In fact, when Gensler’s researchers analyzed their broader global survey covering 33,000 respondents across 65 cities, they identified five key predictors that determine whether someone stays put: not feeling bored, feeling at home, pride in their city, perceiving the city as improving for aging residents, and a growing sense of belonging over time.

The Migration Magnets

Where are Americans actually moving? The Southeast continues to dominate as a destination region, with the Carolinas and Tennessee showing particularly strong appeal. The Myrtle Beach, SC/Wilmington, NC region ranked as the top move-in destination for the third consecutive year, according to PODS moving data covering January 2024 through March 2025.

Meanwhile, cities attracting the most newcomers include Tampa, Raleigh, Atlanta, Denver, Austin, Charlotte, Nashville, Washington D.C., Columbus, and Seattle. What ties these diverse locations together? Affordability ranks as the single most influential factor in relocation decisions, followed by safety concerns, healthcare quality, and job opportunities.

The correlation between local purchasing power and a city’s ability to attract new residents helps explain why mid-sized, more affordable cities are seeing such rapid growth. For many Americans, the financial equation has become impossible to ignore: why struggle in an expensive coastal metropolis when you could enjoy a higher standard of living elsewhere?

Staying Power Champions

Which cities are most likely to keep their current residents? The survey identifies Minneapolis, San Antonio, San Diego, Raleigh, Chicago, Tampa, Portland, Phoenix, San Francisco, and Austin as having the strongest “staying power.” Notably, this list includes some surprises — like Chicago and San Francisco — that have faced negative publicity about urban flight.

Could it be that residents of these often-maligned cities feel a deeper connection to their communities than outsiders might expect? The data suggests yes. Despite challenges, emotional ties to these places remain remarkably resilient.

Urban Renaissance Signs

Beyond migration patterns, there are signs of improving urban conditions across America. Gensler’s research shows that since 2021, residents increasingly perceive their neighborhoods as authentic (up from 60% to 66%), beautiful (59% to 67%), clean (60% to 65%), and welcoming (55% to 63%).

Employment prospects have brightened considerably too. There’s been a 13% increase in city dwellers who feel their career advancement opportunities have improved (40% in 2023 vs. 27% in 2021), and an 8% rise in those who believe job opportunities in their cities are getting better.

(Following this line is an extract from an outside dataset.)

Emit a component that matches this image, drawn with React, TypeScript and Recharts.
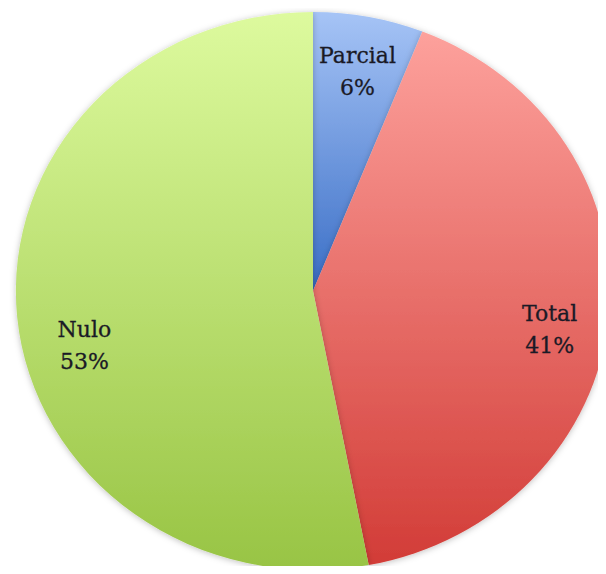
import React from "react";
import { PieChart, Pie, Cell, Sector } from "recharts";

const NAMES = ["Parcial", "Total", "Nulo"];
const VALUES = [6, 41, 53];

const data = NAMES.map((name, i) => ({ name, value: VALUES[i] }));

// the original pie is slightly wider than tall
const SX = 1.065;
const RADIAN = Math.PI / 180;

const GRADS = [
  { id: "gParcial", top: "#a6c4f6", bottom: "#3a6ec6" },
  { id: "gTotal", top: "#fda19c", bottom: "#d23c37" },
  { id: "gNulo", top: "#ddfa9e", bottom: "#98c444" },
];

// small label tweaks to sit where the original puts them
const NUDGE: Record<string, [number, number]> = {
  Parcial: [0, 0],
  Total: [0, 17],
  Nulo: [8, 33],
};

const StretchedSector = (props: any) => {
  const { cx, cy } = props;
  return (
    <g transform={`translate(${cx} ${cy}) scale(${SX} 1) translate(${-cx} ${-cy})`}>
      <Sector {...props} stroke="none" />
    </g>
  );
};

const renderLabel = (props: any) => {
  const { cx, cy, midAngle, outerRadius, name, percent } = props;
  const r = outerRadius * 0.8;
  const [dx, dy] = NUDGE[name] ?? [0, 0];
  const x = cx + r * Math.cos(-midAngle * RADIAN) * SX + dx;
  const y = cy + r * Math.sin(-midAngle * RADIAN) + dy;
  return (
    <text
      x={x}
      y={y}
      textAnchor="middle"
      fill="#1a1a26"
      stroke="#1a1a26"
      strokeWidth={0.3}
      fontFamily="'DejaVu Serif', serif"
      fontSize={22}
    >
      <tspan x={x} y={y - 16} dominantBaseline="central">{name}</tspan>
      <tspan x={x} y={y + 16} dominantBaseline="central">{`${Math.round(percent * 100)}%`}</tspan>
    </text>
  );
};

export default function App() {
  return (
    <div style={{ margin: -8, width: 606, height: 574, background: "#fff" }}>
      <PieChart width={606} height={574} margin={{ top: 0, right: 0, bottom: 0, left: 0 }}>
        <defs>
          {GRADS.map((g) => (
            <linearGradient key={g.id} id={g.id} x1="0" y1="0" x2="0" y2="1">
              <stop offset="0%" stopColor={g.top} />
              <stop offset="100%" stopColor={g.bottom} />
            </linearGradient>
          ))}
          <filter id="soft" x="-10%" y="-10%" width="120%" height="120%">
            <feDropShadow dx="0" dy="1" stdDeviation="3" floodColor="#000" floodOpacity="0.25" />
          </filter>
        </defs>
        <Pie
          data={data}
          dataKey="value"
          nameKey="name"
          cx={313}
          cy={291}
          outerRadius={279}
          startAngle={90}
          endAngle={-270}
          stroke="none"
          labelLine={false}
          label={renderLabel}
          shape={StretchedSector}
          inactiveShape={StretchedSector}
          activeShape={StretchedSector}
          isAnimationActive={false}
          style={{ filter: "url(#soft)" }}
        >
          {data.map((d, i) => (
            <Cell key={d.name} fill={`url(#${GRADS[i].id})`} />
          ))}
        </Pie>
      </PieChart>
    </div>
  );
}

Even traditional urban complaints show improvement. Half of surveyed residents now feel their cities have clean air (up from 45%), and fewer believe their city is too noisy (down from 47% to 44%) or losing its cultural heritage (down from 37% to 36%).

Traditional Powerhouses Hold On

What about the traditional urban giants? Despite the buzz around mid-sized cities, places like New York City continue to demonstrate remarkable resilience. The Big Apple still ranks #1 in multiple livability indexes, while Denver has shattered passenger traffic records at its international airport, with 82.3 million travelers in 2024.

These statistics suggest that America’s urban future isn’t a simple story of winners and losers, but rather a complex rebalancing. The most successful cities — regardless of size — are those creating environments where residents can afford to live comfortably while developing meaningful emotional connections to place.

For city leaders navigating this changing landscape, the message is clear: practical matters like affordability get people in the door, but it’s the intangibles — a sense of belonging, pride, and engagement — that make them want to stay. In the competition for America’s mobile workforce, the cities that understand this emotional equation are the ones pulling ahead.